── Provided data

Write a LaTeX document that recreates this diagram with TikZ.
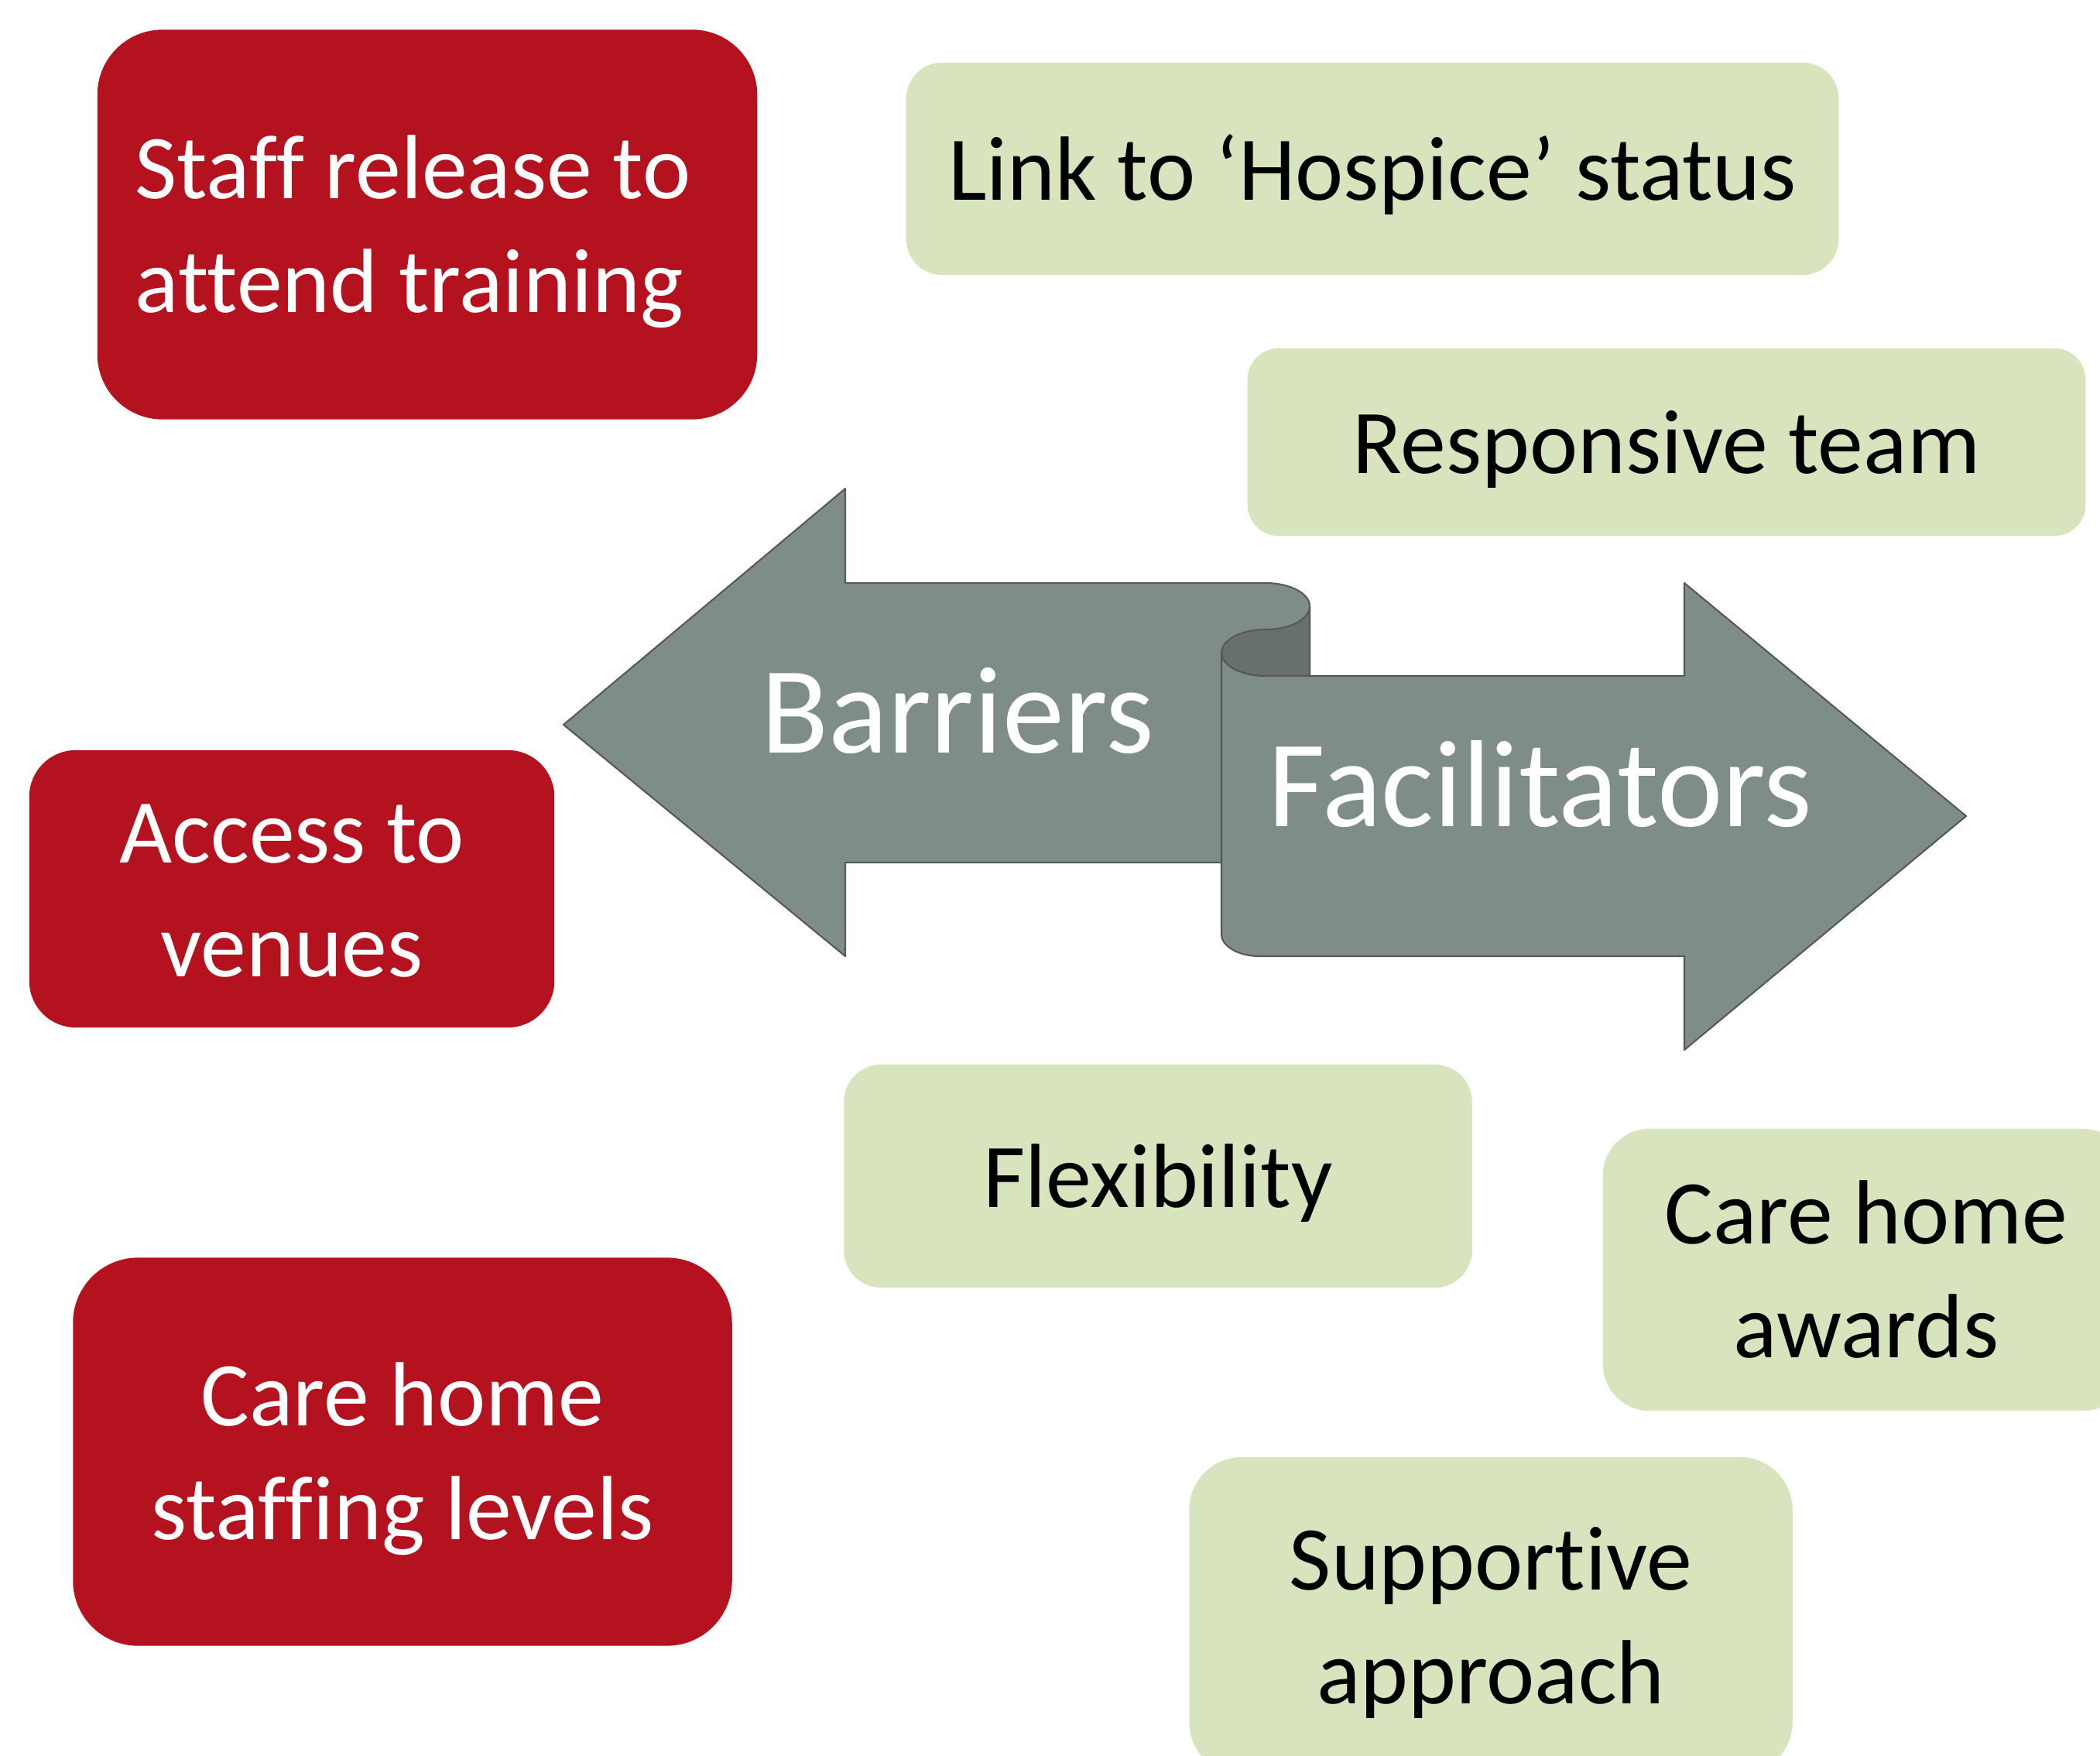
\documentclass[tikz,border=0pt]{standalone}
\usepackage{fontspec}
\setmainfont{Carlito}[Ligatures={NoCommon,NoContextual}]
\usetikzlibrary{positioning}
\definecolor{barRed}{RGB}{179,18,30}
\definecolor{facGreen}{RGB}{216,228,189}
\definecolor{arrowGrey}{RGB}{127,141,135}
\definecolor{curlGrey}{RGB}{103,112,108}
\definecolor{edgeGrey}{RGB}{88,88,88}
\newcommand*{\pageW}{2713}
\newcommand*{\pageH}{2267}
\newcommand\BoxFont{\fontsize{33.5}{39.8}\selectfont}
\newcommand\ArrowFont{\fontsize{45.5}{54}\selectfont}
% line box as PowerPoint sets it (ascent .952em, descent .269em)
\newcommand\LineStrut{\rule[-0.269em]{0pt}{1.221em}}

\begin{document}
\begin{tikzpicture}[x=0.01cm, y=-0.01cm,
	every node/.style={inner sep=0pt, outer sep=0pt},
	boxtext/.style={font=\BoxFont, align=flush center, execute at begin node=\LineStrut, execute at end node=\LineStrut},
	barrier/.style={boxtext, fill=barRed, text=white},
	facilitator/.style={boxtext, fill=facGreen, text=black},
	arrowlabel/.style={text=white, font=\ArrowFont},
	arrowbody/.style={draw=edgeGrey, line width=0.6pt, line join=round}]
	\useasboundingbox (0,0) rectangle (\pageW,\pageH);
	\clip (0,0) rectangle (\pageW,\pageH);

% opposing arrows
	\path[arrowbody, fill=arrowGrey] (728,936) -- (1092,631) -- (1092,753) -- (1635,753)
		.. controls (1666,753) and (1692,766) .. (1692,783) -- (1692,1114) -- (1092,1114) -- (1092,1235) -- cycle;
	\path[arrowbody, fill=curlGrey] (1692,783) .. controls (1692,800) and (1666,813) .. (1635,813)
		.. controls (1604,813) and (1578,826) .. (1578,843)
		.. controls (1578,860) and (1604,873) .. (1635,873) -- (1692,873) -- cycle;
	\path[arrowbody, fill=arrowGrey] (1578,843) -- (1578,1207) .. controls (1578,1222) and (1600,1235) .. (1627,1235)
		-- (2176,1235) -- (2176,1356) -- (2540,1054) -- (2176,753) -- (2176,873) -- (1635,873)
		.. controls (1604,873) and (1578,860) .. (1578,843) -- cycle;
	\node[arrowlabel] (barriers) at (1237,918) {Barriers};
	\node[arrowlabel] (facilitators) at (1990,1013) {Facilitators};

% barriers
	\node[barrier, rounded corners=0.84cm, minimum height=5.03cm, text width=7.54cm, inner xsep=0.49cm, align=flush left] (staff) at (552,290) {Staff release to\\attend training};
	\node[barrier, rounded corners=0.6cm, text width=6.78cm, minimum height=3.58cm] (access) at (377,1148) {Access to\\venues};
	\node[barrier, rounded corners=0.84cm, text width=8.51cm, minimum height=5.01cm] (staffing) at (520,1875) {Care home\\staffing levels};

% facilitators
	\node[facilitator, rounded corners=0.46cm, text width=12.04cm, minimum height=2.74cm] (hospice) at (1773,218) {Link to ‘Hospice’ status};
	\node[facilitator, rounded corners=0.4cm, text width=10.82cm, minimum height=2.42cm] (responsive) at (2153,571) {Responsive team};
	\node[facilitator, rounded corners=0.48cm, text width=8.11cm, minimum height=2.88cm] (flexibility) at (1496,1519) {Flexibility};
	\node[facilitator, rounded corners=0.6cm, text width=6.8cm, minimum height=3.64cm] (awards) at (2411,1640) {Care home\\awards};
	\node[facilitator, rounded corners=0.68cm, text width=7.79cm, minimum height=4.1cm] (supportive) at (1926,2087) {Supportive\\approach};
\end{tikzpicture}
\end{document}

────

Written problem:
Reproduce the listing above exactly, excluding all pictures.

Answer to this task:
Write a LaTeX document that recreates this diagram with TikZ.
\documentclass[tikz,border=0pt]{standalone}
\usepackage{fontspec}
\setmainfont{Carlito}[Ligatures={NoCommon,NoContextual}]
\usetikzlibrary{positioning}
\definecolor{barRed}{RGB}{179,18,30}
\definecolor{facGreen}{RGB}{216,228,189}
\definecolor{arrowGrey}{RGB}{127,141,135}
\definecolor{curlGrey}{RGB}{103,112,108}
\definecolor{edgeGrey}{RGB}{88,88,88}
\newcommand*{\pageW}{2713}
\newcommand*{\pageH}{2267}
\newcommand\BoxFont{\fontsize{33.5}{39.8}\selectfont}
\newcommand\ArrowFont{\fontsize{45.5}{54}\selectfont}
% line box as PowerPoint sets it (ascent .952em, descent .269em)
\newcommand\LineStrut{\rule[-0.269em]{0pt}{1.221em}}

\begin{document}
\begin{tikzpicture}[x=0.01cm, y=-0.01cm,
	every node/.style={inner sep=0pt, outer sep=0pt},
	boxtext/.style={font=\BoxFont, align=flush center, execute at begin node=\LineStrut, execute at end node=\LineStrut},
	barrier/.style={boxtext, fill=barRed, text=white},
	facilitator/.style={boxtext, fill=facGreen, text=black},
	arrowlabel/.style={text=white, font=\ArrowFont},
	arrowbody/.style={draw=edgeGrey, line width=0.6pt, line join=round}]
	\useasboundingbox (0,0) rectangle (\pageW,\pageH);
	\clip (0,0) rectangle (\pageW,\pageH);

% opposing arrows
	\path[arrowbody, fill=arrowGrey] (728,936) -- (1092,631) -- (1092,753) -- (1635,753)
		.. controls (1666,753) and (1692,766) .. (1692,783) -- (1692,1114) -- (1092,1114) -- (1092,1235) -- cycle;
	\path[arrowbody, fill=curlGrey] (1692,783) .. controls (1692,800) and (1666,813) .. (1635,813)
		.. controls (1604,813) and (1578,826) .. (1578,843)
		.. controls (1578,860) and (1604,873) .. (1635,873) -- (1692,873) -- cycle;
	\path[arrowbody, fill=arrowGrey] (1578,843) -- (1578,1207) .. controls (1578,1222) and (1600,1235) .. (1627,1235)
		-- (2176,1235) -- (2176,1356) -- (2540,1054) -- (2176,753) -- (2176,873) -- (1635,873)
		.. controls (1604,873) and (1578,860) .. (1578,843) -- cycle;
	\node[arrowlabel] (barriers) at (1237,918) {Barriers};
	\node[arrowlabel] (facilitators) at (1990,1013) {Facilitators};

% barriers
	\node[barrier, rounded corners=0.84cm, minimum height=5.03cm, text width=7.54cm, inner xsep=0.49cm, align=flush left] (staff) at (552,290) {Staff release to\\attend training};
	\node[barrier, rounded corners=0.6cm, text width=6.78cm, minimum height=3.58cm] (access) at (377,1148) {Access to\\venues};
	\node[barrier, rounded corners=0.84cm, text width=8.51cm, minimum height=5.01cm] (staffing) at (520,1875) {Care home\\staffing levels};

% facilitators
	\node[facilitator, rounded corners=0.46cm, text width=12.04cm, minimum height=2.74cm] (hospice) at (1773,218) {Link to ‘Hospice’ status};
	\node[facilitator, rounded corners=0.4cm, text width=10.82cm, minimum height=2.42cm] (responsive) at (2153,571) {Responsive team};
	\node[facilitator, rounded corners=0.48cm, text width=8.11cm, minimum height=2.88cm] (flexibility) at (1496,1519) {Flexibility};
	\node[facilitator, rounded corners=0.6cm, text width=6.8cm, minimum height=3.64cm] (awards) at (2411,1640) {Care home\\awards};
	\node[facilitator, rounded corners=0.68cm, text width=7.79cm, minimum height=4.1cm] (supportive) at (1926,2087) {Supportive\\approach};
\end{tikzpicture}
\end{document}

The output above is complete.